I love reading Stanley Fish’s long blog posts on the New York Times web site. A recent post of his reviewed a book which, apparently, repeats Stephen Jay Gould’s argument that religion and science are “non-overlapping magisteria” (NOMA)—that is, two separate things doing separate jobs which need not come in conflict so there.
Several times in the past, Fish has skewered sloppy thinking about science and faith, but this time his postmodern sensibilities (he’s a premier postmodern literary critic, author of Is There a Text in This Class and many other influential books) determined his read of the book. He cheered on the author for not taking sides, but of course she did. Everyone does in a world where there are only two real rulers.
Along the way he tried to summarize one leading argument from each side of the religion and science divide. He quotes the science side as challenging the religion side with this question:
“Well, if your philosophy tells you that facts are relative to belief systems, how come you don’t walk through walls or jump out of your apartment window?”
The faith side, he says, has this question for the science side:
“Well, if your philosophy tells you that religion and ethics are reducible to materialist evolutionary forces, why do you bother to be ethical at all?”

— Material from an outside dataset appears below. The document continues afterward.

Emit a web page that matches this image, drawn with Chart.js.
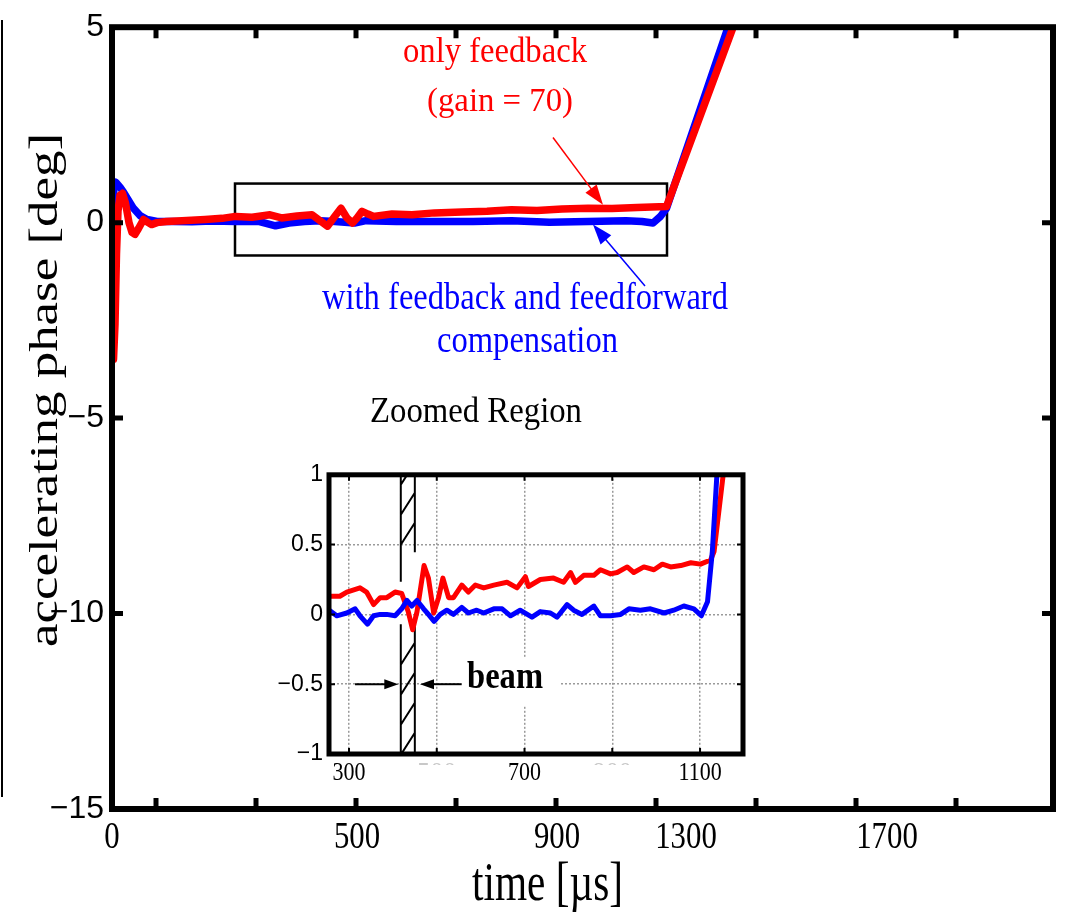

I think the first question is inaccurate and the second is unanswerable from within a secular materialists’s worldview. So I left a comment—only it hasn’t been posted [see update below], even though others were posted after mine. This is the second time this has happened to me at the Times, and the first was in a nearly identical situation. I do believe I have been censored.
Other comments tend to be like the following, from “Ehkzu”:
Magnum mysterium shmisterium.
Religion is entirely explainable via anthropology and sociobiology. So are ethics. Religion and ethics derive from us being pack animals that take a decade and a half to raise our young….
The message you get after commenting reads, “Thank you for your submission. Submissions are moderated and generally will be posted if they are on-topic and not abusive.” Judge for yourselves whether my comments were on-topic and not abusive:
Mark L. Ward, Jr.
Greenville, SC
January 19th, 2010
8:44 amQ: ”Well, if your philosophy tells you that facts are relative to belief systems, how come you don’t walk through walls or jump out of your apartment window?”
A: Because you didn’t represent the Christian position accurately—truth isn’t relative to belief, but to God. He constitutes the ultimate standard, the lodestone of inquiry. He even constitutes walls as physical barriers, “for by Him all things consist” (Colossians 1:17).
Q: “Well, if your philosophy tells you that religion and ethics are reducible to materialist evolutionary forces, why do you bother to be ethical at all?”
A: … I do not believe Smith has answered this question.
The only reason naturalistic materialists view the question as ridiculous on its face is that they have an innate moral sense planted in them by God (Romans 1:18–21). Otherwise they can’t get oughts from ises.
Smith did takes sides! She just pretended to be the umpire instead of one of the players on the field.
Update: Let me eat crow. Or at least a little. They did post my comment after three hours—and that might simply reflect the amount of time it took them to go through the comments in the queue. But they didn’t post my other comment from several months ago. Of that I’m sure, because I checked for several days afterwards.